## YOUR GOAL
Without including the pictures, copy out every line below.

## DATASET EXTRACT
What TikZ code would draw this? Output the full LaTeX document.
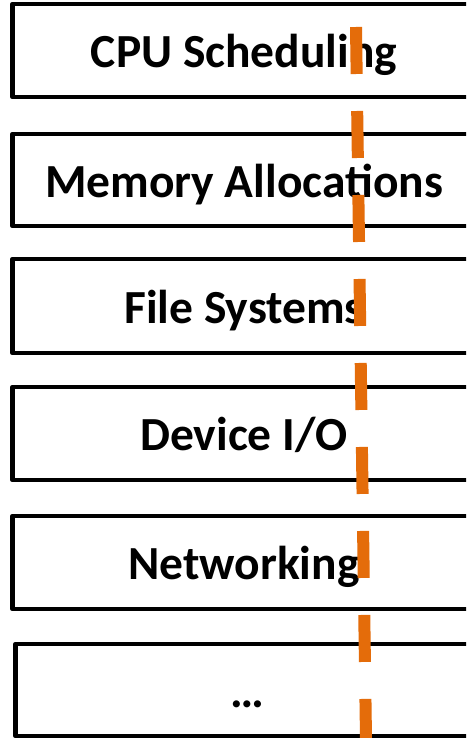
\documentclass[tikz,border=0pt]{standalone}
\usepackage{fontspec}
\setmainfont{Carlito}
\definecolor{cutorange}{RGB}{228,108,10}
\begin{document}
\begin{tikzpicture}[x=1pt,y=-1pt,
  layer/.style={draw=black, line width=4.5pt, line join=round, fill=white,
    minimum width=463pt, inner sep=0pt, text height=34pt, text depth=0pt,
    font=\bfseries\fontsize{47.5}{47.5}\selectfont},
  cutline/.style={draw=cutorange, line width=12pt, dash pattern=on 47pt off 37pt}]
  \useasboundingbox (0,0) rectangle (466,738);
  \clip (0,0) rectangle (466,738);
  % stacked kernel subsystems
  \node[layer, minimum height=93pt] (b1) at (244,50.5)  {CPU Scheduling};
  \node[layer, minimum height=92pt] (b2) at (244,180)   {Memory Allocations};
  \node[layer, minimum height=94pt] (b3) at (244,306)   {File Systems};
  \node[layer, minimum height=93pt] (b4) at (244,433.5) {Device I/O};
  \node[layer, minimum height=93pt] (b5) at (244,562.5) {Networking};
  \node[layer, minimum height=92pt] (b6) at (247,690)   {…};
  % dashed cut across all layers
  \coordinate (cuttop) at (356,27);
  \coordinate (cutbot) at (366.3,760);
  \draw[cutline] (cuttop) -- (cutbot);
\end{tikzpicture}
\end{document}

## RESPONSE TO THE EXERCISE
What TikZ code would draw this? Output the full LaTeX document.
\documentclass[tikz,border=0pt]{standalone}
\usepackage{fontspec}
\setmainfont{Carlito}
\definecolor{cutorange}{RGB}{228,108,10}
\begin{document}
\begin{tikzpicture}[x=1pt,y=-1pt,
  layer/.style={draw=black, line width=4.5pt, line join=round, fill=white,
    minimum width=463pt, inner sep=0pt, text height=34pt, text depth=0pt,
    font=\bfseries\fontsize{47.5}{47.5}\selectfont},
  cutline/.style={draw=cutorange, line width=12pt, dash pattern=on 47pt off 37pt}]
  \useasboundingbox (0,0) rectangle (466,738);
  \clip (0,0) rectangle (466,738);
  % stacked kernel subsystems
  \node[layer, minimum height=93pt] (b1) at (244,50.5)  {CPU Scheduling};
  \node[layer, minimum height=92pt] (b2) at (244,180)   {Memory Allocations};
  \node[layer, minimum height=94pt] (b3) at (244,306)   {File Systems};
  \node[layer, minimum height=93pt] (b4) at (244,433.5) {Device I/O};
  \node[layer, minimum height=93pt] (b5) at (244,562.5) {Networking};
  \node[layer, minimum height=92pt] (b6) at (247,690)   {…};
  % dashed cut across all layers
  \coordinate (cuttop) at (356,27);
  \coordinate (cutbot) at (366.3,760);
  \draw[cutline] (cuttop) -- (cutbot);
\end{tikzpicture}
\end{document}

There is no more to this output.